In one of his last press conferences as chairman of the House of Representatives’ Committee on Transportation and Infrastructure, outgoing Congressman James Oberstar (D-MN) called for at minimum a one-year extension of the current highway bill if full six-year reauthorization cannot be achieved by the end of this year.
“My recommendation is that we pass a one-year extension rather than these ‘month to month’ bills meant to ‘hold people’s feet to the fire.’ These are just not reasonable,” he said during an “exit roundtable” held with reporters in the Rayburn Office Building in Washington D.C.
“If we can’t pass a full six-year highway reauthorization bill, we should pass a one-year extension to give Congress and the White House time to come to an agreement on a funding mechanism for it,” Oberstar said.

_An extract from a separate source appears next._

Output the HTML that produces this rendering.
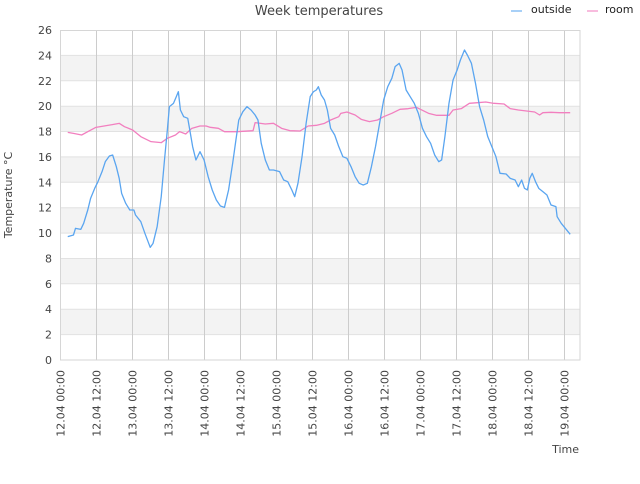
<!DOCTYPE html>
<html><head><meta charset="utf-8"><style>
body{margin:0;background:#fff;width:640px;height:480px;overflow:hidden;font-family:"DejaVu Sans","Liberation Sans",sans-serif;}
</style></head><body>
<svg width="640" height="480" xmlns="http://www.w3.org/2000/svg" font-family="DejaVu Sans, Liberation Sans, sans-serif">
<g fill="#f3f3f3">
<rect x="60.5" y="55.4" width="519.5" height="25.4"/>
<rect x="60.5" y="106.2" width="519.5" height="25.4"/>
<rect x="60.5" y="156.9" width="519.5" height="25.4"/>
<rect x="60.5" y="207.7" width="519.5" height="25.4"/>
<rect x="60.5" y="258.5" width="519.5" height="25.4"/>
<rect x="60.5" y="309.2" width="519.5" height="25.4"/>
</g>
<g stroke="#e2e2e2" stroke-width="1">
<line x1="60.5" x2="580" y1="55.4" y2="55.4"/><line x1="60.5" x2="580" y1="80.8" y2="80.8"/>
<line x1="60.5" x2="580" y1="106.2" y2="106.2"/><line x1="60.5" x2="580" y1="131.5" y2="131.5"/>
<line x1="60.5" x2="580" y1="156.9" y2="156.9"/><line x1="60.5" x2="580" y1="182.3" y2="182.3"/>
<line x1="60.5" x2="580" y1="207.7" y2="207.7"/><line x1="60.5" x2="580" y1="233.1" y2="233.1"/>
<line x1="60.5" x2="580" y1="258.5" y2="258.5"/><line x1="60.5" x2="580" y1="283.8" y2="283.8"/>
<line x1="60.5" x2="580" y1="309.2" y2="309.2"/><line x1="60.5" x2="580" y1="334.6" y2="334.6"/>
</g>
<g stroke="#cccccc" stroke-width="1">
<line x1="96.5" x2="96.5" y1="30" y2="360"/><line x1="132.5" x2="132.5" y1="30" y2="360"/>
<line x1="168.5" x2="168.5" y1="30" y2="360"/><line x1="204.5" x2="204.5" y1="30" y2="360"/>
<line x1="240.5" x2="240.5" y1="30" y2="360"/><line x1="276.5" x2="276.5" y1="30" y2="360"/>
<line x1="312.5" x2="312.5" y1="30" y2="360"/><line x1="348.5" x2="348.5" y1="30" y2="360"/>
<line x1="384.5" x2="384.5" y1="30" y2="360"/><line x1="420.5" x2="420.5" y1="30" y2="360"/>
<line x1="456.5" x2="456.5" y1="30" y2="360"/><line x1="492.5" x2="492.5" y1="30" y2="360"/>
<line x1="528.5" x2="528.5" y1="30" y2="360"/><line x1="564.5" x2="564.5" y1="30" y2="360"/>
</g>
<rect x="60.5" y="30.5" width="519.5" height="329.5" fill="none" stroke="#d6d6d6"/>
<g transform="scale(0.40816,0.33333)" fill="none" stroke-width="1.3" stroke-linejoin="round">
<polyline vector-effect="non-scaling-stroke" stroke="#f27fbf" points="166,397 180,400 200,405 215,395 235,382 255,378 275,374 292,370 305,380 325,390 345,410 370,425 395,428 410,415 430,405 440,395 455,402 470,385 490,378 505,378 515,382 535,385 550,395 580,395 620,392 625,368 650,372 670,370 690,385 710,392 735,393 755,378 775,376 795,370 810,360 830,350 835,340 850,336 870,345 885,358 905,365 925,360 940,350 960,340 980,328 1000,326 1020,322 1030,328 1050,340 1070,346 1100,346 1110,330 1130,326 1150,310 1170,308 1190,306 1210,310 1235,312 1250,326 1270,330 1290,333 1310,336 1322,345 1330,338 1350,337 1370,338 1397,338"/>
<polyline vector-effect="non-scaling-stroke" stroke="#5aa5f0" points="166,710 180,705 185,685 198,688 205,670 215,630 222,595 232,565 240,545 250,515 258,485 268,468 276,465 285,500 292,535 298,580 308,610 318,630 328,630 332,645 345,665 355,700 368,742 375,730 385,680 395,590 403,480 410,390 415,320 425,310 432,290 437,275 442,330 450,350 460,355 465,390 472,440 480,480 490,455 500,480 510,530 520,570 530,600 540,618 550,622 560,570 570,490 578,420 585,360 595,335 605,320 615,330 625,345 632,360 640,430 650,480 660,510 670,510 685,515 695,540 705,545 715,570 722,590 730,550 740,470 750,370 760,290 768,275 775,270 780,260 787,285 795,300 802,330 810,385 820,405 830,440 840,470 850,475 860,500 870,530 880,550 890,555 900,550 910,500 920,440 930,370 940,300 950,260 960,235 968,200 978,190 985,210 995,270 1005,290 1015,310 1025,340 1035,385 1045,410 1055,430 1065,465 1075,485 1082,480 1090,410 1100,310 1110,240 1120,210 1128,180 1138,150 1145,165 1155,190 1165,250 1175,320 1185,360 1195,410 1205,440 1215,470 1225,520 1240,522 1250,535 1262,540 1270,560 1278,540 1285,565 1292,570 1298,535 1304,520 1312,545 1320,565 1330,575 1340,585 1350,615 1362,620 1365,650 1375,670 1385,685 1397,703"/>
</g>
<g font-size="11" fill="#444" text-anchor="end">
<text x="52" y="364">0</text><text x="52" y="338.6">2</text><text x="52" y="313.2">4</text>
<text x="52" y="287.8">6</text><text x="52" y="262.5">8</text><text x="52" y="237.1">10</text>
<text x="52" y="211.7">12</text><text x="52" y="186.3">14</text><text x="52" y="160.9">16</text>
<text x="52" y="135.5">18</text><text x="52" y="110.2">20</text><text x="52" y="84.8">22</text>
<text x="52" y="59.4">24</text><text x="52" y="34">26</text>
</g>
<g font-size="11" fill="#444" text-anchor="end">
<text transform="translate(64.5,370) rotate(-90)">12.04 00:00</text>
<text transform="translate(100.5,370) rotate(-90)">12.04 12:00</text>
<text transform="translate(136.5,370) rotate(-90)">13.04 00:00</text>
<text transform="translate(172.5,370) rotate(-90)">13.04 12:00</text>
<text transform="translate(208.5,370) rotate(-90)">14.04 00:00</text>
<text transform="translate(244.5,370) rotate(-90)">14.04 12:00</text>
<text transform="translate(280.5,370) rotate(-90)">15.04 00:00</text>
<text transform="translate(316.5,370) rotate(-90)">15.04 12:00</text>
<text transform="translate(352.5,370) rotate(-90)">16.04 00:00</text>
<text transform="translate(388.5,370) rotate(-90)">16.04 12:00</text>
<text transform="translate(424.5,370) rotate(-90)">17.04 00:00</text>
<text transform="translate(460.5,370) rotate(-90)">17.04 12:00</text>
<text transform="translate(496.5,370) rotate(-90)">18.04 00:00</text>
<text transform="translate(532.5,370) rotate(-90)">18.04 12:00</text>
<text transform="translate(568.5,370) rotate(-90)">19.04 00:00</text>
</g>
<text x="319" y="15" font-size="13" fill="#444" text-anchor="middle">Week temperatures</text>
<text transform="translate(12,195) rotate(-90)" font-size="11" fill="#444" text-anchor="middle">Temperature °C</text>
<text x="579" y="453" font-size="11" fill="#444" text-anchor="end">Time</text>
<line x1="511" x2="522" y1="11" y2="11" stroke="#5aa5f0" stroke-width="1.5" opacity="0.7"/>
<text x="531" y="13" font-size="11" fill="#222">outside</text>
<line x1="587" x2="598" y1="11" y2="11" stroke="#f27fbf" stroke-width="1.5" opacity="0.7"/>
<text x="605" y="13" font-size="11" fill="#222">room</text>
</svg>
</body></html>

The Obama administration settled on an 18-month extension when the previous six-year SAFETEA-LU highway funding bill expired on Sept. 30 last year. Oberstar has long pushed to get a new six-year $500 billion bill in its place but said disagreements between the Congress and the White House over how to fund it stalled his efforts.
“I feel that there’s a big hole in our legislative agenda by not having completed that work,” he said. “We’d reported the [new highway] bill from subcommittee by June 2009, but it stalled as Congress and the White House were unable to agree on a financing method.”

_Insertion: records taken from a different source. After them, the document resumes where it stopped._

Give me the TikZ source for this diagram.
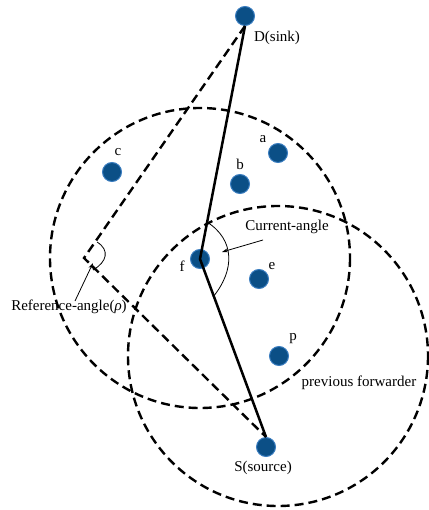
\documentclass[tikz,border=0pt]{standalone}
\usepackage{fontspec}
\setmainfont{Liberation Serif}
\usetikzlibrary{arrows.meta}
\definecolor{nodefill}{HTML}{0B4F86}
\definecolor{nodeedge}{HTML}{3A7DC0}
\begin{document}
\begin{tikzpicture}[x=1pt,y=-1pt,
  dot/.style={circle,fill=nodefill,draw=nodeedge,line width=1pt,minimum size=19pt,inner sep=0pt},
  lbl/.style={font=\fontsize{15}{17}\selectfont,inner sep=0pt},
  dsh/.style={line width=2.4pt,dash pattern=on 9pt off 5pt},
  path/.style={line width=2.5pt},
  thin/.style={line width=0.8pt}]
\useasboundingbox (0,0) rectangle (428,510);
% range circles
\draw[dsh] (200,258) circle (150);
\draw[dsh] (278,356) circle (150);
% nodes
\node[dot] (D) at (245,16) {};
\node[dot] (a) at (278,153) {};
\node[dot] (b) at (240,184) {};
\node[dot] (c) at (112,172) {};
\node[dot] (f) at (200,259) {};
\node[dot] (e) at (259,279) {};
\node[dot] (p) at (279,356) {};
\node[dot] (S) at (266,447) {};
\coordinate (R) at (84,258);
% dashed reference lines
\draw[dsh] (D.south) -- (R) -- (S.north);
% solid path
\draw[path] (D.south) -- (f.center) -- (S.north);
% angle arcs
\coordinate (ca1) at (207,222);
\coordinate (ca2) at (213,297);
\draw[thin] (ca1) .. controls (235,240) and (235,270) .. (ca2);
\coordinate (ra1) at (97,242);
\coordinate (ra2) at (93,270);
\draw[thin] (ra1) .. controls (110,250) and (107,262) .. (ra2);
% labels
\node[lbl] (lD) at (277,38) {D(sink)};
\node[lbl] at (263,139) {a};
\node[lbl] at (240,164) {b};
\node[lbl] at (118,152) {c};
\node[lbl] at (182,266) {f};
\node[lbl] at (272,266) {e};
\node[lbl] at (293,339) {p};
\node[lbl] at (359,383) {previous forwarder};
\node[lbl] at (263,468) {S(source)};
\node[lbl] (lC) at (287,227) {Current-angle};
\node[lbl] (lR) at (69,307) {Reference-angle(\textit{ρ})};
% pointer arrows
\coordinate (cs) at (263,240);
\coordinate (ce) at (222,252);
\draw[thin,-{Stealth[length=6pt,width=4pt]}] (cs) -- (ce);
\coordinate (rs) at (75,301);
\coordinate (re) at (93,263);
\draw[thin,-{Stealth[length=6pt,width=4pt]}] (rs) -- (re);
\end{tikzpicture}
\end{document}
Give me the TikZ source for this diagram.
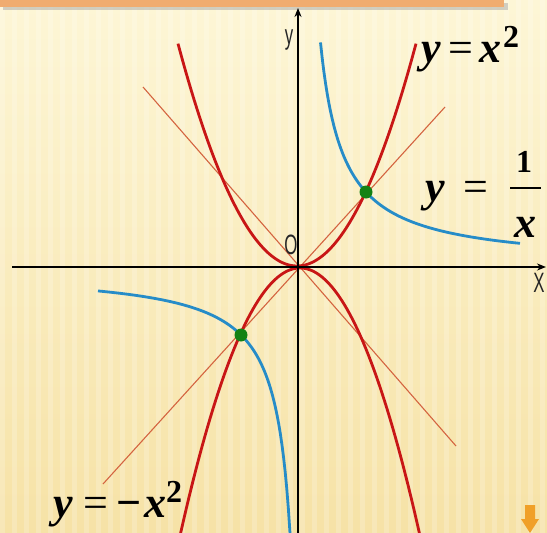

Oberstar added that if the executive and legislative branches of the Federal government could come to some agreement on financing issues, he believes a full six-year bill could be passed during the balance of the current 111th Congress.
However, he added, it’s more than likely that a passage of a full six-year highway bill will be a challenge left to his replacement, Rep. John L. Mica (R-FL). With the Republican Party winning back control of the House in the mid-term elections earlier this month, Mica is expected to become the next chairman of the transportation committee.
“Moving forward on the funding issue is the ‘Gordian knot’ for surface transportation,” Oberstar said. “If we’d followed the recommendation from the [the National Surface Transportation Infrastructure Financing] commission for a 25-cent per gallon hike in fuel taxes [in 2009] the whole funding issue would have been history.”
Oberstar added that after failing to win re-election, he does not plan to join any lobbying firms, but rather will seek to be involved “more broadly” on transportation policy issues, particularly in terms of transportation safety.